В ночь с семнадцатого на восемнадцатое июля, спустя сутки после расстрела царя и семьи его, их живьём бросили в колодец шахты. Тамошние жители издали следили за казнью. Когда большевики уехали, они, как сами рассказывают, подошли к колодцу. Оттуда доносились стоны и молитвы. Помочь им не решился никто.
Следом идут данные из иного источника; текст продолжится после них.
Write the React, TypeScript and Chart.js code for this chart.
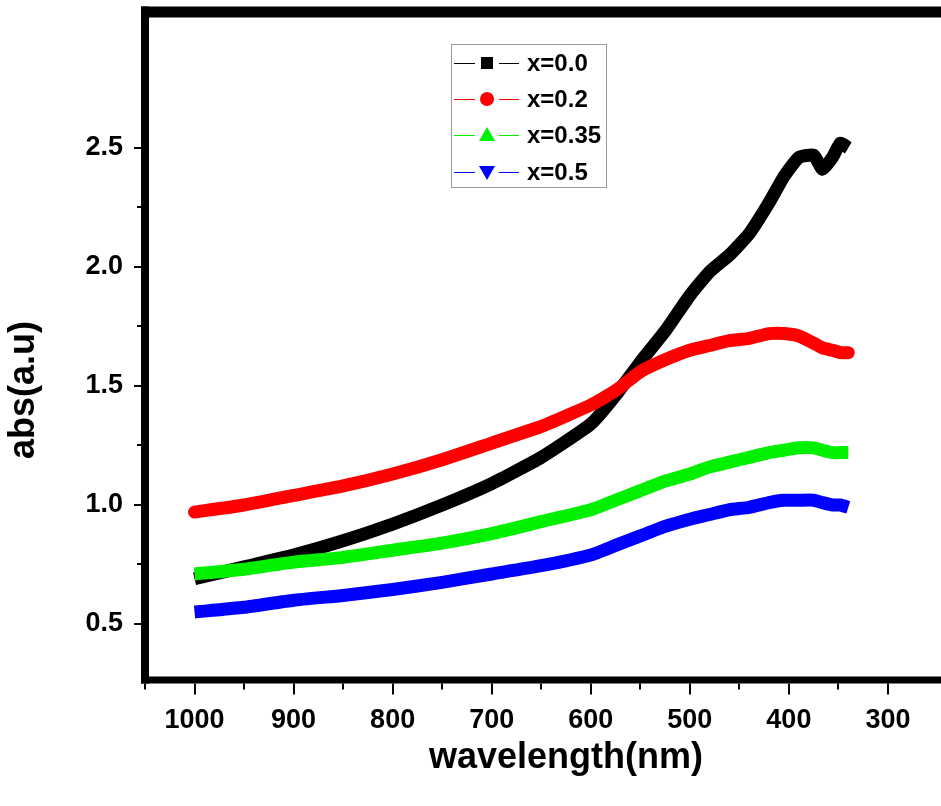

Месяцем позже белая армия вошла в город. По приказу адмирала Колчака тела несчастных извлекли из колодца. На некоторых, как говорят, были перевязки, сделанные из апостольника монахини. Тела положили в гроб и увезли в Харбин, оттуда —• в Пекин. Позже маркиза Милфорд-Хэйвен перевезла останки Великой княгини и прислужницы её Варвары в Иерусалим. Захоронили их в русской церкви Святой Марии Магдалины близ Масличной горы. В пути из Пекина в Иерусалим гроб великой княгини дал трещину, оттуда пролилась благоуханная прозрачная жидкость. Тело великой княгини осталось нетленным. На могиле её свершались чудеса исцеленья. Один из архиепископов наших рассказывал, что, будучи проездом в Иерусалиме, стоял он на могиле у гроба её. Вдруг раскрылась дверь и вошла женщина в белом покрывале. Она прошла вглубь и остановилась у иконы Святого архангела Михаила. Когда она, указывая на икону, оглянулась, архиепископ узнал Елизавету Фёдоровну. После чего видение исчезло.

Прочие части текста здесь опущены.